The book also covers the horrors of civil war in areas like Armenia and Chechnya, where different ethnic groups who had previously intermingled came to blows once the iron hand of communist control was removed. The second-class treatment, racial and religious discrimination against migrants like the Tajik street cleaners of Moscow is another troubling aspect of recent change.

Does the lack of editing not only create a book of nearly 700 pages, too long for many people to find the time to read it, but also make for excessive repetition, or does the latter serve to reinforce important impressions? I am not sure what a reader with no prior knowledge would make of all this. Even with the useful chronology of political events from 1953, it is sometimes hard to keep track of exactly what people are referring to. Yet I kept coming across sharp observations and vivid insights which encouraged me to read on. I regret that the author did not do more to sift these out for the reader, although you may feel that the rambling, contradictory nature of the text adds to its power.

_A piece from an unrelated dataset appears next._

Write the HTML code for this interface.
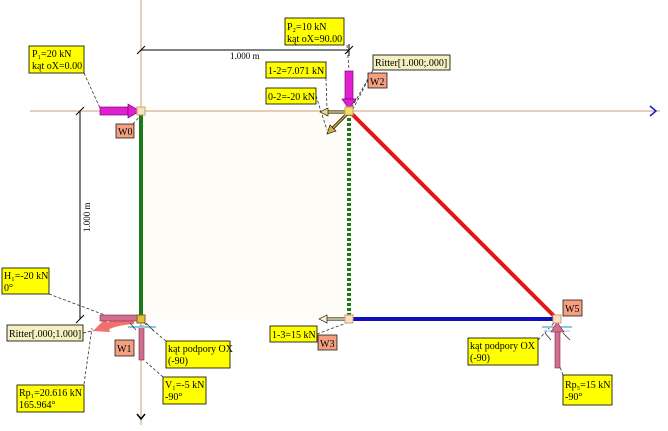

It sometimes seems as if the typical Russian man is addicted to vodka, continually beating his wife and children. Women are portrayed as neurotic, hysterical and superstitious, with a self-destructive urge to nurture inadequate men, particularly prisoners, down on their luck, who will inevitably repay their kindness with brutality in due course. Westerners, it seems, can never really understand the tortured, sentimental Russian soul…..But despite the frequent oppressive bleakness, this book encourages readers to form their own understanding of a complex situation of mingled brutal tragedy and poignant humanity. It proves a very powerful and informative aid to grasping the current nature of Russian society and how it has come about.